DIRECTION: Gather all lines in the entries that include the word "chart".

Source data
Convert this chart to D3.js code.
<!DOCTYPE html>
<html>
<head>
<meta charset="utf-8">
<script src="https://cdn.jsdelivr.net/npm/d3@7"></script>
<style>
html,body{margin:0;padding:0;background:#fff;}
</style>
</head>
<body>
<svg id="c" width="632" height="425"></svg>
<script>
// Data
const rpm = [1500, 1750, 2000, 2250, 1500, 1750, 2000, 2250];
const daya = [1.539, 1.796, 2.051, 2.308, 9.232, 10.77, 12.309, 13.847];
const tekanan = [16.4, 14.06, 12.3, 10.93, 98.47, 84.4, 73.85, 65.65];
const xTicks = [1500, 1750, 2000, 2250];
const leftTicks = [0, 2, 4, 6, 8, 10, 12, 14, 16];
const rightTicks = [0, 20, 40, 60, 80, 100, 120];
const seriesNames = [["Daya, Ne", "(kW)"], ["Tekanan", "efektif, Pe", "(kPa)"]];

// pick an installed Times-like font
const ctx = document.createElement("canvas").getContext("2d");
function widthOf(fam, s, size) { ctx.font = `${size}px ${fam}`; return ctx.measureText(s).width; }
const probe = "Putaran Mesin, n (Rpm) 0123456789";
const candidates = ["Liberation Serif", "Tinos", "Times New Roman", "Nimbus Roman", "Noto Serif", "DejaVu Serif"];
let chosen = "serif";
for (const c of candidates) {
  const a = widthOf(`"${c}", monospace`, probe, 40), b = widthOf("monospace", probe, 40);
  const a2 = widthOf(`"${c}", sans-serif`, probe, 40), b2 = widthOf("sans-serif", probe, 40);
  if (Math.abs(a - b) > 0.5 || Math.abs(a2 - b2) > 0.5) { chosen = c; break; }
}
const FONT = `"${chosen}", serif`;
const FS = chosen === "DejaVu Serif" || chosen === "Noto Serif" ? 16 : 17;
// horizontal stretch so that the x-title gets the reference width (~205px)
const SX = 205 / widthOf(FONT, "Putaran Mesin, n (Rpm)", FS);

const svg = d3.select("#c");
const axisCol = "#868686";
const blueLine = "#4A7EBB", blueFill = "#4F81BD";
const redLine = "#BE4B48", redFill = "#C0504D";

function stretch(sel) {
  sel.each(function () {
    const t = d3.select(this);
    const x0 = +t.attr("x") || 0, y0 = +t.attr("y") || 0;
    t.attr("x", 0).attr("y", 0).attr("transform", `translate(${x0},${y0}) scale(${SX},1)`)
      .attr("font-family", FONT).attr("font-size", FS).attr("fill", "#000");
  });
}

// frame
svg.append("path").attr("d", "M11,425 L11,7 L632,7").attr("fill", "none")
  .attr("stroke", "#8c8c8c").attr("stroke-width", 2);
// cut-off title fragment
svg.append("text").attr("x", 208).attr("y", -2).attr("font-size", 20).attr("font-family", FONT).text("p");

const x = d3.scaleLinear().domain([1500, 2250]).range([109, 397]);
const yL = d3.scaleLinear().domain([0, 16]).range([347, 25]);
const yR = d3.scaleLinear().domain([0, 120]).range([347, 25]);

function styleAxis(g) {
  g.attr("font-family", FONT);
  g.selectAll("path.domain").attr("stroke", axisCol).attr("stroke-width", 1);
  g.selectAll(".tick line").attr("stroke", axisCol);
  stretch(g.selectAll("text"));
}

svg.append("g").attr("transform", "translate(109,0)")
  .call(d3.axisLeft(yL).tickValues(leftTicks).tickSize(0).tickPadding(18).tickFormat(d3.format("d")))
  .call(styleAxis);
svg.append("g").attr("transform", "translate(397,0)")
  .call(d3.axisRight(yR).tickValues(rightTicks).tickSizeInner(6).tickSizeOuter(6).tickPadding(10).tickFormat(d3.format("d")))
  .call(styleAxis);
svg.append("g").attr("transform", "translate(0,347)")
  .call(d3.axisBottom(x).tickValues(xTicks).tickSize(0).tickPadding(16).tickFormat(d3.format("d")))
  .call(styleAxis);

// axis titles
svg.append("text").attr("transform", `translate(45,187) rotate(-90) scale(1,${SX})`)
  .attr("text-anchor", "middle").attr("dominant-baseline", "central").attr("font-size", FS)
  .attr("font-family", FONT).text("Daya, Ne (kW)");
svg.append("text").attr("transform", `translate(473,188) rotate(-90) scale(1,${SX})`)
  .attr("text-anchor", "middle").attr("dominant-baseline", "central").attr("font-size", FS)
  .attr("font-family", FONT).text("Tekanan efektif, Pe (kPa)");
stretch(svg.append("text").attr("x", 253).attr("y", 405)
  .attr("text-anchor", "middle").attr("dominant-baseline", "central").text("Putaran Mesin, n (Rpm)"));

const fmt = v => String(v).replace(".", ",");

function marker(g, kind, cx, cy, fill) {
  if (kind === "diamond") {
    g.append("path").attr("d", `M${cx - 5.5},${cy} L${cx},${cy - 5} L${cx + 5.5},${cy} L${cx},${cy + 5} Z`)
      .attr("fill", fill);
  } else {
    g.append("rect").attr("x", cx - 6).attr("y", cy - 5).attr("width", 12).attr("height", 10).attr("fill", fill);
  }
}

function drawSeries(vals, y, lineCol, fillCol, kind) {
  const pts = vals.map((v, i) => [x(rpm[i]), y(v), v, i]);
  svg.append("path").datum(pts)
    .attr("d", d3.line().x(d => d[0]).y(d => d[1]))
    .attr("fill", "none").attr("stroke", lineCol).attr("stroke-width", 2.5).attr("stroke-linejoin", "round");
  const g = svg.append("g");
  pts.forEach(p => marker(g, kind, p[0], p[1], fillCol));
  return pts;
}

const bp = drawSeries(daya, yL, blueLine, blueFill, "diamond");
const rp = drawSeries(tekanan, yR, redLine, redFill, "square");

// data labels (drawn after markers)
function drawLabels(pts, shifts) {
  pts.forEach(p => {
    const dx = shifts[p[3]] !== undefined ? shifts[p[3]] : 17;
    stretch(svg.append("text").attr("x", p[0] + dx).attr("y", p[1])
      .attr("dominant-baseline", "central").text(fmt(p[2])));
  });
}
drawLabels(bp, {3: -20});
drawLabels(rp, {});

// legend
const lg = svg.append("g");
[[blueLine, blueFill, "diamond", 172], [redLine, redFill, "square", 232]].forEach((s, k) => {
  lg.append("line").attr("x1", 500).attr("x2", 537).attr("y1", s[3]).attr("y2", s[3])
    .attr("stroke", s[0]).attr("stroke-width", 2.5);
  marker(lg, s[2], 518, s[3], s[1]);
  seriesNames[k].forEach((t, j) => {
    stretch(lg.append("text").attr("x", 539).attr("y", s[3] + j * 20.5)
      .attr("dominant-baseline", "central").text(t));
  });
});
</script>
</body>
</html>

* * *

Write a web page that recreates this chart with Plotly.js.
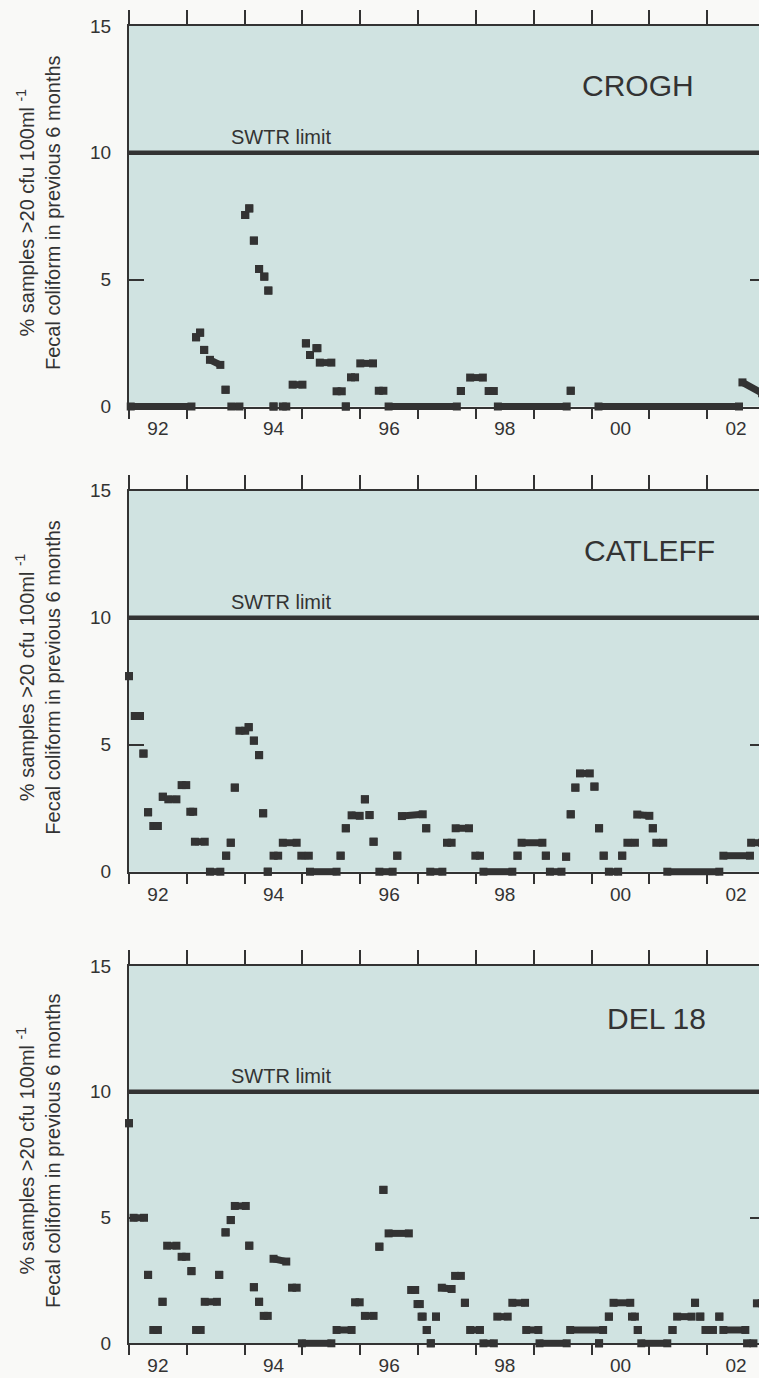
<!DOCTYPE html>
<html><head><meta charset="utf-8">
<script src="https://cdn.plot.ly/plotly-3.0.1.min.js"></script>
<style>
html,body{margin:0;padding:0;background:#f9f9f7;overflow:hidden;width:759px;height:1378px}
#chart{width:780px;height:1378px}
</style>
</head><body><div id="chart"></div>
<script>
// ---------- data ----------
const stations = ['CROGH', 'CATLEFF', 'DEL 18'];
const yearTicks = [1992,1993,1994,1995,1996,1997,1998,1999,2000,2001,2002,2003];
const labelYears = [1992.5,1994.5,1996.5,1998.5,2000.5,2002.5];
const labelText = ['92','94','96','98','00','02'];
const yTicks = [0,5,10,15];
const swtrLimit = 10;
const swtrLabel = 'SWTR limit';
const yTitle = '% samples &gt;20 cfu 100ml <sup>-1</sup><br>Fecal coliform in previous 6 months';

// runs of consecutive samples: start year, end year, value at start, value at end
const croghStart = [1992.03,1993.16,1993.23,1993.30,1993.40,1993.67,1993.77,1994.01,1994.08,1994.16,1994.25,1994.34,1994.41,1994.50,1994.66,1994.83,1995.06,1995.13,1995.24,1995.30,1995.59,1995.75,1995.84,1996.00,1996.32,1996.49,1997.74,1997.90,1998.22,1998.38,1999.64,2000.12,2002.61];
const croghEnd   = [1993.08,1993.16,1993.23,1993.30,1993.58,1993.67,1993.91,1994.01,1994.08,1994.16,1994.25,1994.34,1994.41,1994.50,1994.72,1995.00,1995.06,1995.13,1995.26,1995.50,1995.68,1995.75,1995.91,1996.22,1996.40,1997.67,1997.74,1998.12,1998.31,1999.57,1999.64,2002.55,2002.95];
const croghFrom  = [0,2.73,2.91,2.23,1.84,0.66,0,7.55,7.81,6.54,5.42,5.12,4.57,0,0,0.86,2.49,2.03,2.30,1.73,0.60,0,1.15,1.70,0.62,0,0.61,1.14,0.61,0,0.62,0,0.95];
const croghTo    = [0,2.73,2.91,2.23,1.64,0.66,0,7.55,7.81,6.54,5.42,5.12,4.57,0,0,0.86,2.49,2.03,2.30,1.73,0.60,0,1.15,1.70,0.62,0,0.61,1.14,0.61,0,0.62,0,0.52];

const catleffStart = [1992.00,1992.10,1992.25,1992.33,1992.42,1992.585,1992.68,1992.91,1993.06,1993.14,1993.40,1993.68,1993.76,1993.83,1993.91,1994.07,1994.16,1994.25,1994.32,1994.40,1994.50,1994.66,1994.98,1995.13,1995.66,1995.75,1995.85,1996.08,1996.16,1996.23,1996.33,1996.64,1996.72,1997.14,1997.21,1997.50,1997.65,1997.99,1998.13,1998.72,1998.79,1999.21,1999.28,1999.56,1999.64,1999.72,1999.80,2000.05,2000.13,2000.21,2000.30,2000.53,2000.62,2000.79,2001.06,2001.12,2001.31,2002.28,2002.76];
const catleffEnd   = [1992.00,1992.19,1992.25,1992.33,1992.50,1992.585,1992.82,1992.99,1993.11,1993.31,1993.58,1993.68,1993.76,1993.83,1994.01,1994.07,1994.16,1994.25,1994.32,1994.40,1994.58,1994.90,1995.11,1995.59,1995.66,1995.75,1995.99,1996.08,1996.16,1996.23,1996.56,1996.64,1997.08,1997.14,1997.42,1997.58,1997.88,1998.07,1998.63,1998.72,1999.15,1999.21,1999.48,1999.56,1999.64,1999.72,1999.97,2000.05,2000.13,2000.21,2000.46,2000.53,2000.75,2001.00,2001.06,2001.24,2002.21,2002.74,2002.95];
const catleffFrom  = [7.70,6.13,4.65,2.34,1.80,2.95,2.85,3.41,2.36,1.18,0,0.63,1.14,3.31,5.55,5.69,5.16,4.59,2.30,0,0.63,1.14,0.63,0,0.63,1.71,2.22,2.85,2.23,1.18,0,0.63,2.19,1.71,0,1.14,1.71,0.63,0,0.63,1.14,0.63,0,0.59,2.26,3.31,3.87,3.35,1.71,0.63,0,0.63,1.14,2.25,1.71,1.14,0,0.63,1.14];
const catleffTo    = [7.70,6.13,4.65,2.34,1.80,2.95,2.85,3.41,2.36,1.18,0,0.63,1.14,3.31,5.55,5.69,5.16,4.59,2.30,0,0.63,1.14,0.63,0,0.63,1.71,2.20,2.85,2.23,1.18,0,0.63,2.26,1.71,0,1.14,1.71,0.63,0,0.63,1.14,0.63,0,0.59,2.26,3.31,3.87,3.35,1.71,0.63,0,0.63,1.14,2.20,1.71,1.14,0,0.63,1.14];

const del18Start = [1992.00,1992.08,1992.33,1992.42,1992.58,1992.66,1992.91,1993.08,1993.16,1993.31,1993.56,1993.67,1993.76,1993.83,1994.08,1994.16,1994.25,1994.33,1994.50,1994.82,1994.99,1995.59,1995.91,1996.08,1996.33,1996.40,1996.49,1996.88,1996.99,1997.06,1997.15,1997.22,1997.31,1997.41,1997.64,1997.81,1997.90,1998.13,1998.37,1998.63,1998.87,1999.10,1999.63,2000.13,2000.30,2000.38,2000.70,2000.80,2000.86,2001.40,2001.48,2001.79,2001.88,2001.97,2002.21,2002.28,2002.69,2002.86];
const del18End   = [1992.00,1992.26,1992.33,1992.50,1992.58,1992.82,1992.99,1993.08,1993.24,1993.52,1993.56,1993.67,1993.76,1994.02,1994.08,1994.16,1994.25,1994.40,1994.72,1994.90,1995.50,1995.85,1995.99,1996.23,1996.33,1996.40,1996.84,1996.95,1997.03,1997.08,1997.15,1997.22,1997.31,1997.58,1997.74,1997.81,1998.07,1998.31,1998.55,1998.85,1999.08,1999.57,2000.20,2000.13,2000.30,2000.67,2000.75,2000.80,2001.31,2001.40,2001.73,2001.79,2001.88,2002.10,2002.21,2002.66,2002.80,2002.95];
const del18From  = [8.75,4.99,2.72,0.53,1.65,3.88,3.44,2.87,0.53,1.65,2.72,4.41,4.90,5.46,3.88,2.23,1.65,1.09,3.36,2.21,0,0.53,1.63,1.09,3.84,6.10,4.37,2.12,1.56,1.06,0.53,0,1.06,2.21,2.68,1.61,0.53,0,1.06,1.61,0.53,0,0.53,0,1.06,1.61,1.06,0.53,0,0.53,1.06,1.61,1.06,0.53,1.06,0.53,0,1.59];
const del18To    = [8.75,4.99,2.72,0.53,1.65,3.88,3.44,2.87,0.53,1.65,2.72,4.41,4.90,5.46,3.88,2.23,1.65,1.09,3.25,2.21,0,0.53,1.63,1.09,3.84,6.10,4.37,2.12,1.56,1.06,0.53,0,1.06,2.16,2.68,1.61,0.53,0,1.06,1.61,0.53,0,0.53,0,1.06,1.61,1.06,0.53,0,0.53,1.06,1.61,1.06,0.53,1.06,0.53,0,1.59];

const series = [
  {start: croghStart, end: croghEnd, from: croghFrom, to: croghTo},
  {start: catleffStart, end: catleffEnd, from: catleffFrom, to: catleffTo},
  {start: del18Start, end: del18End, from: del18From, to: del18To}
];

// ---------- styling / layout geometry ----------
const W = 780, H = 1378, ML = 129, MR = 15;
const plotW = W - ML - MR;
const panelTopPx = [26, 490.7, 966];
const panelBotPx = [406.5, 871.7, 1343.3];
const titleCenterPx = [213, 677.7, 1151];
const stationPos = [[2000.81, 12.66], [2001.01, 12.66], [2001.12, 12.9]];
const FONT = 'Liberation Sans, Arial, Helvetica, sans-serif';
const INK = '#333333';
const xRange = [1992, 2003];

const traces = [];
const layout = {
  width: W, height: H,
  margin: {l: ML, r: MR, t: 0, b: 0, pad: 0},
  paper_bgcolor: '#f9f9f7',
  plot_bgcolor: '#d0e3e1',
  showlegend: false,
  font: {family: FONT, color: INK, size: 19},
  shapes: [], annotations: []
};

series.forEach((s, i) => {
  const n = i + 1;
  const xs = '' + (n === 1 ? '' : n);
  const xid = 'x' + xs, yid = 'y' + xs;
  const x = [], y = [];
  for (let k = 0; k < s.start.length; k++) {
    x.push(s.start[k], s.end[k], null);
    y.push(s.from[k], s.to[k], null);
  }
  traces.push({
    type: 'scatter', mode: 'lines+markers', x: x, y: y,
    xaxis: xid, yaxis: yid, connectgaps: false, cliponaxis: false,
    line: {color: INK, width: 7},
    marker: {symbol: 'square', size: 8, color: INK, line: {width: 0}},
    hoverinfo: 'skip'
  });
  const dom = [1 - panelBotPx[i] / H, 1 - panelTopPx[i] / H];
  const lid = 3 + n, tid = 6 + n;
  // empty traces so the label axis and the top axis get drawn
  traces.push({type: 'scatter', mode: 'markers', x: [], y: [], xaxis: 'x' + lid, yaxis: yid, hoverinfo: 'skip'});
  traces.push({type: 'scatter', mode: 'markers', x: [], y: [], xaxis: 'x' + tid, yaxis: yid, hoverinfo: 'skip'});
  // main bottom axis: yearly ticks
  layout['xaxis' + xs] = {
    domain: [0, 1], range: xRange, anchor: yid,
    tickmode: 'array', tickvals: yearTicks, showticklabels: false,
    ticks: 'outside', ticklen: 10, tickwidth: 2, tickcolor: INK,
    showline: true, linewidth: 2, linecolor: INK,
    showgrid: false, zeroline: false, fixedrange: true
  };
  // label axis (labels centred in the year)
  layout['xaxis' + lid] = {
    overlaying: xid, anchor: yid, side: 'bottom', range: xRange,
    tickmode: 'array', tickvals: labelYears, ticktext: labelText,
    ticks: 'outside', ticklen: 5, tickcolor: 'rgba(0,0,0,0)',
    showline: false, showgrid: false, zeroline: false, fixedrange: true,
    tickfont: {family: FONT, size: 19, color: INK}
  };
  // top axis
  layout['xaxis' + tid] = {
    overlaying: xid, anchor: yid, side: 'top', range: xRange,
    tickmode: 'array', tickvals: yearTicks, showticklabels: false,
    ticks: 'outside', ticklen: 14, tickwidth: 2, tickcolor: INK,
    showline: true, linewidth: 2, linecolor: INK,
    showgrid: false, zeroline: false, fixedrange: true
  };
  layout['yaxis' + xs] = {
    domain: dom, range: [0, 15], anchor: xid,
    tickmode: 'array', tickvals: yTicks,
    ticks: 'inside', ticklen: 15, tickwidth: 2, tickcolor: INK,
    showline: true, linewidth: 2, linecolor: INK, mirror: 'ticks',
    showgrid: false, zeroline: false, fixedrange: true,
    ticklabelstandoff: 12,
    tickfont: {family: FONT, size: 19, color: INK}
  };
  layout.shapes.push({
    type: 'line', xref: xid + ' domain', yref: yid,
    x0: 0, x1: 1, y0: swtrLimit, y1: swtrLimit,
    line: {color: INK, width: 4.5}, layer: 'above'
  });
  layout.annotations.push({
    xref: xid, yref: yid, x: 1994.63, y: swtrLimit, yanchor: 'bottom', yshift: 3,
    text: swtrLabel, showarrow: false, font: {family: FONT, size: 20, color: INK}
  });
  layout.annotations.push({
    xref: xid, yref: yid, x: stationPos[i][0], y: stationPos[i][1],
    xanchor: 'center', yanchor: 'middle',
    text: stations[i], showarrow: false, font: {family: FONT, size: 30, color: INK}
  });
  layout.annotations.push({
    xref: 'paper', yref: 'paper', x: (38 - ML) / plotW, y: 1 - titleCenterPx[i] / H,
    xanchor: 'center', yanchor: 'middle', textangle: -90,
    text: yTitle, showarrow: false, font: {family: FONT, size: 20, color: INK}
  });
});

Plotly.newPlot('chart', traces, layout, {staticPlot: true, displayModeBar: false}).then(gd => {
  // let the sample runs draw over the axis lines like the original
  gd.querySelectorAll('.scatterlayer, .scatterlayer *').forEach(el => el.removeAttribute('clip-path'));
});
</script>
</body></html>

FINAL RESULT:
Convert this chart to D3.js code.
Write a web page that recreates this chart with Plotly.js.
#chart{width:780px;height:1378px}
</head><body><div id="chart"></div>
Plotly.newPlot('chart', traces, layout, {staticPlot: true, displayModeBar: false}).then(gd => {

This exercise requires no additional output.